"Clever, kaleidoscopic, and powerfully profound.” —Booklist, starred review
“To read Nicky Beer’s third collection…is to experience poetry as pageantry.” —BookPage, starred review
“Electric…Readers are asked to look past first impressions in this imaginative and spirited collection.” —Publishers Weekly
“…confronts grief with biting, bloody humor.” —Cleveland Review of Books
“…a clever, probing look into the collective desires and fears underlying our love of illusion.” —Southwest Contemporary
"A mix of delightful humor and deep, delicate sadness.” —Lavender Magazine
“…a book that revels in the play inherent in dress-up…The most graceful and capacious among us…can allow for all of it to be real." —On the Seawall
"Beer’s razor sharp pen and whipcrack wit are on full display from the first line to the last." —Another Chicago Magazine
What is illusion—a deception, or a revelation? What is a poem—the truth, or “a diverting flash, / a mirror showing everything / but itself”?

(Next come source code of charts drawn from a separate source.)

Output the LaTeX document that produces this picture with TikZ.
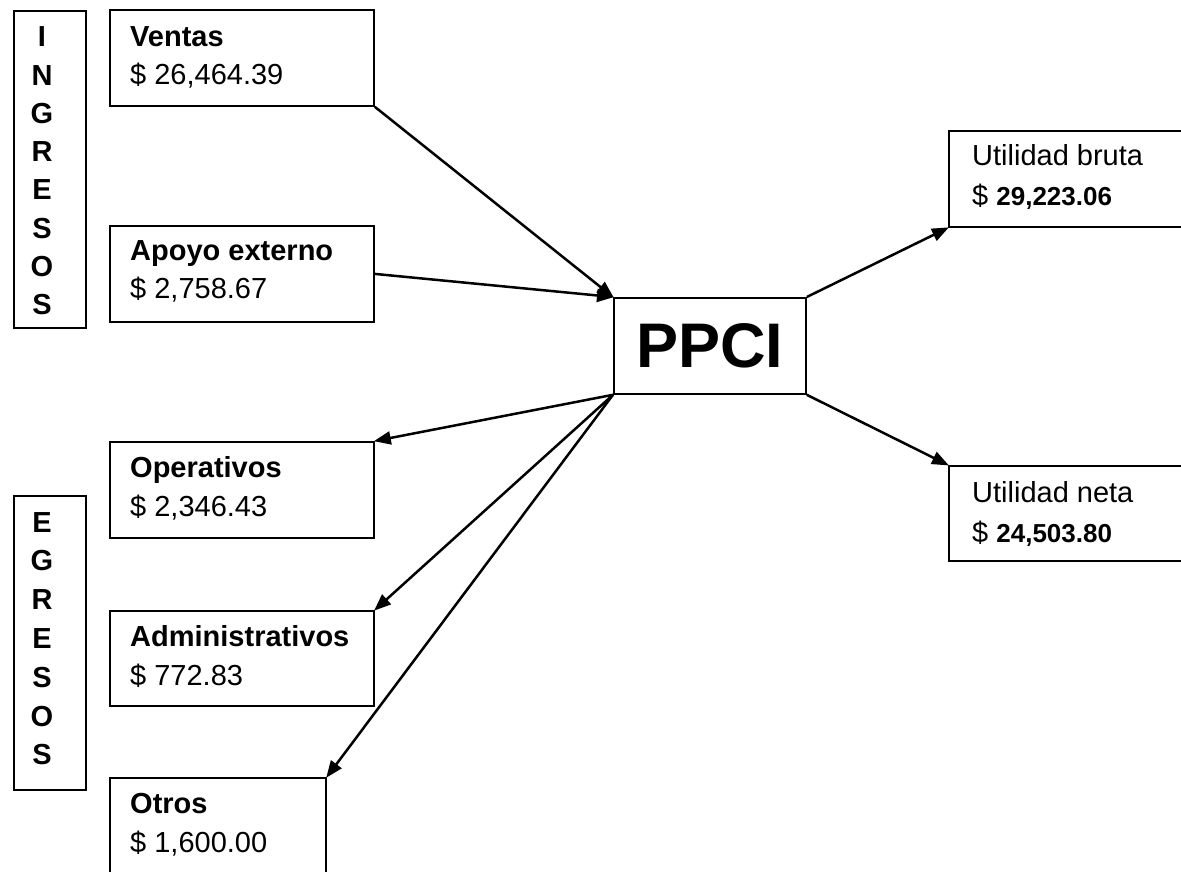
\documentclass[tikz,border=0pt]{standalone}
\usepackage{fontspec}
\setmainfont{Liberation Sans}
\usetikzlibrary{arrows.meta}
\tikzset{
  box/.style={draw, line width=1.8pt, inner sep=0pt, anchor=north west},
  txt/.style={inner sep=0pt, anchor=base west, font=\fontsize{29}{33}\selectfont},
  letter/.style={inner sep=0pt, anchor=base, font=\fontsize{29}{33}\selectfont\bfseries},
  arr/.style={line width=2.5pt, -{Triangle[length=17pt,width=13pt]}, shorten >=-1pt}
}
\begin{document}
\begin{tikzpicture}[x=1pt,y=-1pt]
\useasboundingbox (0,0) rectangle (1181,872);
\clip (0,0) rectangle (1181,872);
% side label boxes
\node[box, minimum width=72pt, minimum height=317pt] (ing) at (13,10) {};
\foreach \l [count=\i] in {I,N,G,R,E,S,O,S}
  \node[letter] (ing\i) at (42,{47+(\i-1)*38.2}) {\l};
\node[box, minimum width=72pt, minimum height=294pt] (egr) at (13,495) {};
\foreach \l [count=\i] in {E,G,R,E,S,O,S}
  \node[letter] (egr\i) at (42,{532+(\i-1)*38.8}) {\l};
% left boxes
\node[box, minimum width=264pt, minimum height=96pt] (ventas) at (109,9) {};
\node[txt] (ventasA) at (130,47) {\bfseries Ventas};
\node[txt] (ventasB) at (130,85) {\$ 26,464.39};
\node[box, minimum width=264pt, minimum height=96pt] (apoyo) at (109,225) {};
\node[txt] (apoyoA) at (130,260) {\bfseries Apoyo externo};
\node[txt] (apoyoB) at (130,298) {\$ 2,758.67};
\node[box, minimum width=264pt, minimum height=96pt] (oper) at (109,441) {};
\node[txt] (operA) at (130,477) {\bfseries Operativos};
\node[txt] (operB) at (130,516) {\$ 2,346.43};
\node[box, minimum width=264pt, minimum height=95pt] (admin) at (109,610) {};
\node[txt] (adminA) at (130,646) {\bfseries Administrativos};
\node[txt] (adminB) at (130,685) {\$ 772.83};
\node[box, minimum width=216pt, minimum height=120pt] (otros) at (109,777) {};
\node[txt] (otrosA) at (130,813) {\bfseries Otros};
\node[txt] (otrosB) at (130,852) {\$ 1,600.00};
% center
\node[box, minimum width=192pt, minimum height=96pt] (ppci) at (613,297) {};
\node[inner sep=0pt, font=\fontsize{63}{70}\selectfont\bfseries] (ppciT) at (ppci.center) {PPCI};
% right boxes
\node[box, minimum width=250pt, minimum height=96pt] (ubruta) at (948,130) {};
\node[txt] (ubrutaA) at (972,165) {Utilidad bruta};
\node[txt] (ubrutaB) at (972,205) {\$ {\fontsize{26}{30}\selectfont\bfseries 29,223.06}};
\node[box, minimum width=250pt, minimum height=95pt] (uneta) at (948,465) {};
\node[txt] (unetaA) at (972,502) {Utilidad neta};
\node[txt] (unetaB) at (972,542) {\$ {\fontsize{26}{30}\selectfont\bfseries 24,503.80}};
% connectors
\draw[arr] (ventas.south east) -- (ppci.north west);
\draw[arr] (apoyo.east) -- (ppci.north west);
\draw[arr] (ppci.south west) -- (oper.north east);
\draw[arr] (ppci.south west) -- (admin.north east);
\draw[arr] (ppci.south west) -- (otros.north east);
\draw[arr] (ppci.north east) -- (ubruta.south west);
\draw[arr] (ppci.south east) -- (uneta.north west);
\end{tikzpicture}
\end{document}
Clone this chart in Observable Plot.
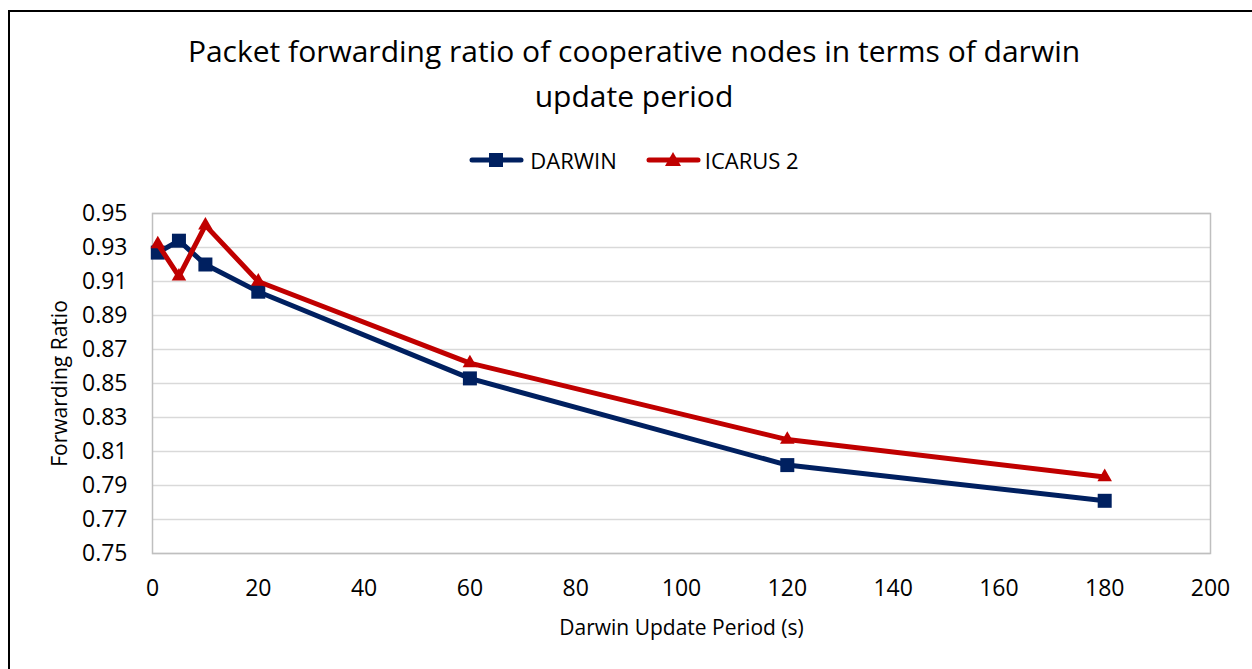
<!DOCTYPE html>
<html><head><meta charset="utf-8">
<script src="https://cdn.jsdelivr.net/npm/d3@7"></script>
<script src="https://cdn.jsdelivr.net/npm/@observablehq/plot@0.6"></script>
<style>
body{margin:0;background:#fff;font-family:"Open Sans",sans-serif;}
#page{position:relative;width:1252px;height:669px;overflow:hidden;background:#fff;}
#border{position:absolute;left:8px;top:10px;width:1280px;height:700px;border:2px solid #000;box-sizing:border-box;}
#title{position:absolute;left:0;top:28px;width:1268px;text-align:center;font-size:30px;line-height:45px;color:#000;}
#legend{position:absolute;left:0;top:145px;width:1268px;display:flex;justify-content:center;align-items:center;font-size:22px;color:#000;height:30px;}
.item{display:flex;align-items:center;}
#chart{position:absolute;left:0;top:190px;}
</style></head>
<body><div id="page"><div id="border"></div><div id="title"></div><div id="legend"></div><div id="chart"></div></div>
<script>
const titleLines = ["Packet forwarding ratio of cooperative nodes in terms of darwin", "update period"];
const xLabel = "Darwin Update Period (s)";
const yLabel = "Forwarding Ratio";
const periods = [1, 5, 10, 20, 60, 120, 180];
const darwin = [0.927, 0.934, 0.920, 0.904, 0.853, 0.802, 0.781];
const icarus = [0.932, 0.913, 0.943, 0.910, 0.862, 0.817, 0.795];
const seriesNames = ["DARWIN", "ICARUS 2"];
const seriesColors = ["#002060", "#C00000"];
const seriesSymbols = ["square", "triangle"];
const xTicks = [0, 20, 40, 60, 80, 100, 120, 140, 160, 180, 200];
const yTicks = [0.75, 0.77, 0.79, 0.81, 0.83, 0.85, 0.87, 0.89, 0.91, 0.93, 0.95];

document.getElementById("title").innerHTML = titleLines.map(t => `<div>${t}</div>`).join("");

const legend = document.getElementById("legend");
seriesNames.forEach((name, i) => {
  const item = document.createElement("div");
  item.className = "item";
  item.style.marginRight = i === 0 ? "29px" : "0";
  const sym = seriesSymbols[i] === "square"
    ? `<rect x="20" y="5" width="14" height="14" fill="${seriesColors[i]}"/>`
    : `<path d="M27,4 L35,18 L19,18 Z" fill="${seriesColors[i]}"/>`;
  item.innerHTML = `<svg width="55" height="24" style="margin-right:${i===0?6:4}px"><line x1="3" y1="12" x2="52" y2="12" stroke="${seriesColors[i]}" stroke-width="5" stroke-linecap="round"/>${sym}</svg><span>${name}</span>`;
  legend.appendChild(item);
});

const rowsD = periods.map((p, i) => ({x: p, y: darwin[i], series: seriesNames[0]}));
const rowsI = periods.map((p, i) => ({x: p, y: icarus[i], series: seriesNames[1]}));

const chart = Plot.plot({
  width: 1252,
  height: 479,
  marginLeft: 152,
  marginRight: 42,
  marginTop: 23,
  marginBottom: 116,
  style: {fontFamily: "'Open Sans', sans-serif", background: "transparent", color: "#000"},
  x: {domain: [0, 200]},
  y: {domain: [0.75, 0.95]},
  color: {domain: seriesNames, range: seriesColors},
  symbol: {domain: seriesNames, range: seriesSymbols},
  marks: [
    Plot.ruleY(yTicks, {stroke: "#d9d9d9", strokeWidth: 1.5}),
    Plot.frame({stroke: "#bfbfbf", strokeWidth: 1.5}),
    Plot.axisY({ticks: yTicks, tickSize: 0, tickPadding: 25, tickFormat: d3.format(".2f"), fontSize: 23, label: null}),
    Plot.axisX({ticks: xTicks, tickSize: 0, tickPadding: 26, fontSize: 23, label: null}),
    Plot.line(rowsD, {x: "x", y: "y", stroke: "series", strokeWidth: 5}),
    Plot.dot(rowsD, {x: "x", y: "y", fill: "series", symbol: "series", r: 7.9}),
    Plot.line(rowsI, {x: "x", y: "y", stroke: "series", strokeWidth: 5}),
    Plot.dot(rowsI, {x: "x", y: "y", fill: "series", symbol: "series", r: 5.4}),
    Plot.text([xLabel], {text: d => d, frameAnchor: "bottom", dy: 75, fontSize: 21, lineAnchor: "middle"}),
    Plot.text([yLabel], {text: d => d, frameAnchor: "left", dx: -92, rotate: -90, fontSize: 21, textAnchor: "middle", lineAnchor: "middle"})
  ]
});
document.getElementById("chart").appendChild(chart);
</script></body></html>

Nicky Beer’s latest collection of poems is a labyrinthine academy specializing in the study of subterfuge; Marlene Dietrich, Dolly Parton, and Batman are its instructors. With an energetic eye, she thumbs through our collective history books—and her personal one, too—in an effort to chart the line between playful forms of duplicity and those that are far more insidious.
Through delicious japery, poems that can be read multiple ways, and allusions ranging from Puccini’s operas to Law & Order, Beer troubles the notion of truth. Often, we settle for whatever brand of honesty is convenient for us, or whatever is least likely to spark confrontation—but this, Beer knows, is how we invite others to weigh in on what kind of person we are. This is how we trick ourselves into believing they’re right. “Listen / to how quiet it is when I lose the self-doubt played / for so long I mistook it for music.”
Real Phonies and Genuine Fakes asks us to look through the stereoscope: which image is the real one? This one—or this one, just here? With wisdom, humility, and a forthright tenderness, Nicky Beer suggests that we consider both—together, they might contribute to something like truth.